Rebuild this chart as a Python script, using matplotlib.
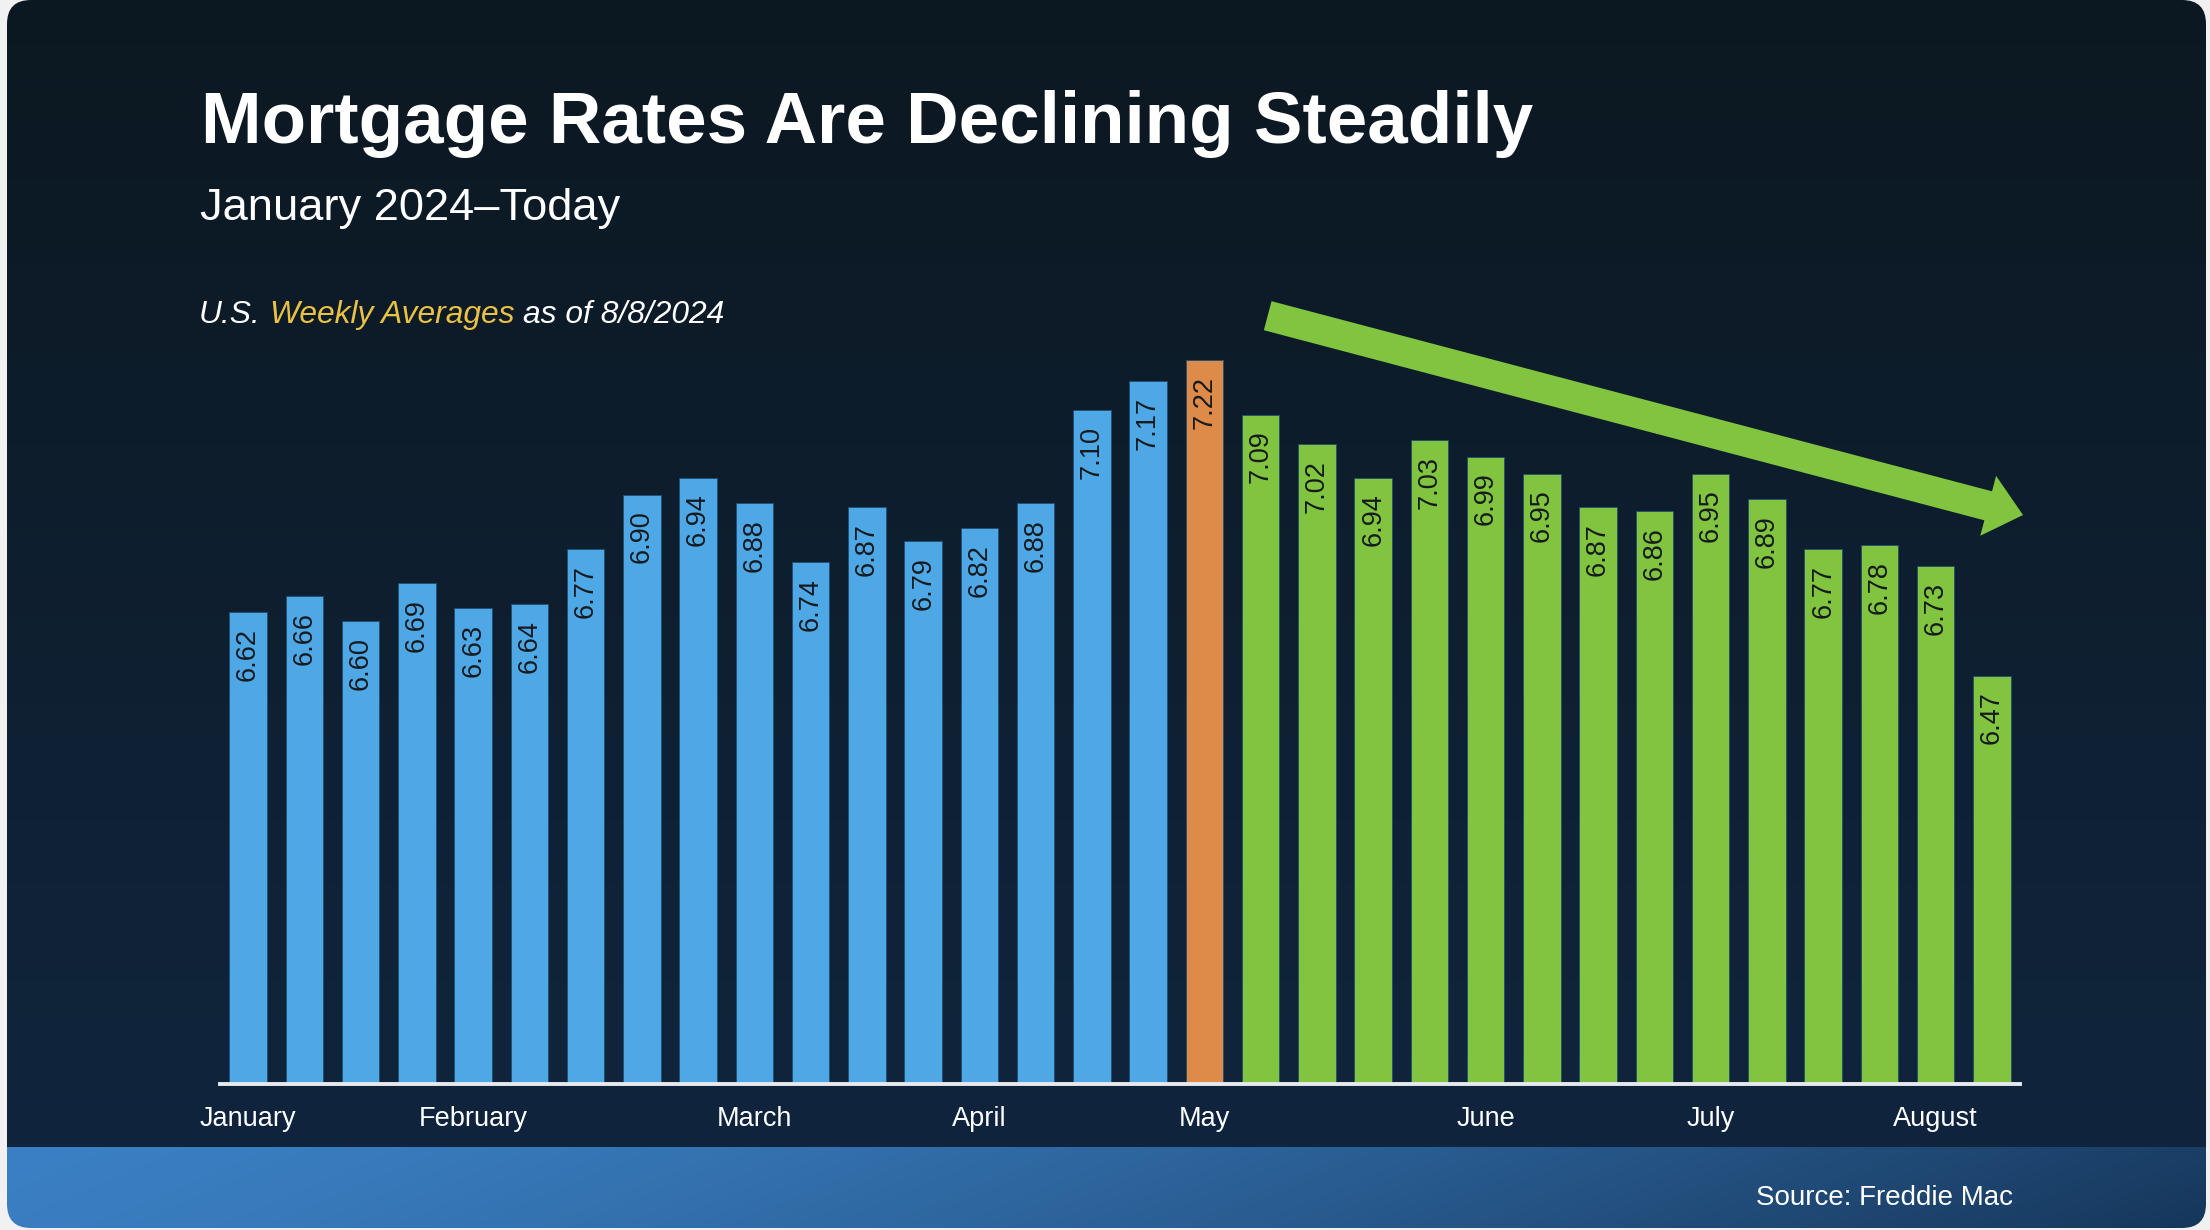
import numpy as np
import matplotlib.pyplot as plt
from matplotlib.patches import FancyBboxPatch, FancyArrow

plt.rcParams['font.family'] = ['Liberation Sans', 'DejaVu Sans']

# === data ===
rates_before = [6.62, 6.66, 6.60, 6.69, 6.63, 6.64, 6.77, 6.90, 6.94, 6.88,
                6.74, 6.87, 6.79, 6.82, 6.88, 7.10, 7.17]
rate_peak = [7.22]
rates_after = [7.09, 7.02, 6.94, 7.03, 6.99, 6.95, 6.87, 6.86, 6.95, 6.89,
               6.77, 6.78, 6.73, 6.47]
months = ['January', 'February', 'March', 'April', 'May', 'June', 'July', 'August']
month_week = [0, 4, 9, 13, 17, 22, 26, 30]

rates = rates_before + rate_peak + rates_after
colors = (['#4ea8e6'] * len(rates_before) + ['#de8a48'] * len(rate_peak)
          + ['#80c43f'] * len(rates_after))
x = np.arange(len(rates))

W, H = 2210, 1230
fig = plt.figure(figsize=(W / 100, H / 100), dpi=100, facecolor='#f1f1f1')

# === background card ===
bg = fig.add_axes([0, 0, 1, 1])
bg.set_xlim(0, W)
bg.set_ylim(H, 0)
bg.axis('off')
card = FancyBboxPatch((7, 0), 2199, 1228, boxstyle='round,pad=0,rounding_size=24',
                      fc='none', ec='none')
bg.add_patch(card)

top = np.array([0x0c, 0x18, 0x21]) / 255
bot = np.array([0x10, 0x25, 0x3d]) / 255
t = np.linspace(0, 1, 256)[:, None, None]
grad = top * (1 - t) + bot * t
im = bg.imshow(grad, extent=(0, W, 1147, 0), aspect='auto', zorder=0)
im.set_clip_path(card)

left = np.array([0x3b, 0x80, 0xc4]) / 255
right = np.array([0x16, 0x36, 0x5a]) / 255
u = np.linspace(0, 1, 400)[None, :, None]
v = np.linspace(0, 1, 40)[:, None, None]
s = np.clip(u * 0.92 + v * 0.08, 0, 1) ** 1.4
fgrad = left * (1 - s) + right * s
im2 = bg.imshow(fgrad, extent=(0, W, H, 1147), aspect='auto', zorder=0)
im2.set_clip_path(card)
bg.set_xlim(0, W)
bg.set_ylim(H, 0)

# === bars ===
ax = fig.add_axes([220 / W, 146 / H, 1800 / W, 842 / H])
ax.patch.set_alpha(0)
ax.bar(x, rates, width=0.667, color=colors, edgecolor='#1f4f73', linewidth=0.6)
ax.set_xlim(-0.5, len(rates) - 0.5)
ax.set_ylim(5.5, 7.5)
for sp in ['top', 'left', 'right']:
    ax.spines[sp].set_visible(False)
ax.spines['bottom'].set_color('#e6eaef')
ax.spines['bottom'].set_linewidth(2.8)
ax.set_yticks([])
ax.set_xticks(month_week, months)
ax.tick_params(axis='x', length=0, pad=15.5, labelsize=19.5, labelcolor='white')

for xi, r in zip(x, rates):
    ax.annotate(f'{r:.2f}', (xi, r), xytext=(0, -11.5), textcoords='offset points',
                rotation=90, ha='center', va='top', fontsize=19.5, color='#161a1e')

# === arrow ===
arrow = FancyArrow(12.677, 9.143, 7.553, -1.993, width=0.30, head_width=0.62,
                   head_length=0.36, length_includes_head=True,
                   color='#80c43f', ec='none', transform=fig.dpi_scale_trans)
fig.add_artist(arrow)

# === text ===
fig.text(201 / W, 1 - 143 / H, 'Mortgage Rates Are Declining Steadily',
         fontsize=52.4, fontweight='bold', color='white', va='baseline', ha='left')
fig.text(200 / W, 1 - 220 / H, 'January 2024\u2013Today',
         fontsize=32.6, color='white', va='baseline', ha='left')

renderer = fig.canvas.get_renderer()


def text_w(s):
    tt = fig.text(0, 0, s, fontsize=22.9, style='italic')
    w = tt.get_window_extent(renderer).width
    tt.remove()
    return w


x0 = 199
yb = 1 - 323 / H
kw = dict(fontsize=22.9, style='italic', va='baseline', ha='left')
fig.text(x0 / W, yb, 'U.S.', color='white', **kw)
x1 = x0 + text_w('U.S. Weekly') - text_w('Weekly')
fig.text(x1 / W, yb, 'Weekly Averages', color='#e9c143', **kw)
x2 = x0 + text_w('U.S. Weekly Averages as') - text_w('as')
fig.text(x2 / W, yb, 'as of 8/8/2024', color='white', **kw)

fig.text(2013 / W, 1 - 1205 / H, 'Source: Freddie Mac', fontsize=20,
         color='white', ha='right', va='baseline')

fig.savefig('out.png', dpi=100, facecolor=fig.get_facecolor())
= = = =
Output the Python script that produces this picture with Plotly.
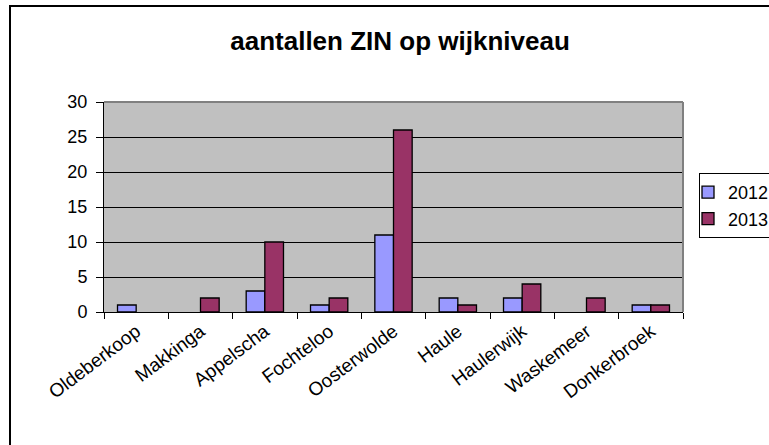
= = = =
**Stated task**: Extract the stretch of lines that begins at the line with "Rebuild this chart" and ends at the line with "month_week = [0, 4, 9, 13, 17, 22, 26, 30]", inclusive. Omit every picture.

**Exercise answer**:
Rebuild this chart as a Python script, using matplotlib.
import numpy as np
import matplotlib.pyplot as plt
from matplotlib.patches import FancyBboxPatch, FancyArrow

plt.rcParams['font.family'] = ['Liberation Sans', 'DejaVu Sans']

# === data ===
rates_before = [6.62, 6.66, 6.60, 6.69, 6.63, 6.64, 6.77, 6.90, 6.94, 6.88,
                6.74, 6.87, 6.79, 6.82, 6.88, 7.10, 7.17]
rate_peak = [7.22]
rates_after = [7.09, 7.02, 6.94, 7.03, 6.99, 6.95, 6.87, 6.86, 6.95, 6.89,
               6.77, 6.78, 6.73, 6.47]
months = ['January', 'February', 'March', 'April', 'May', 'June', 'July', 'August']
month_week = [0, 4, 9, 13, 17, 22, 26, 30]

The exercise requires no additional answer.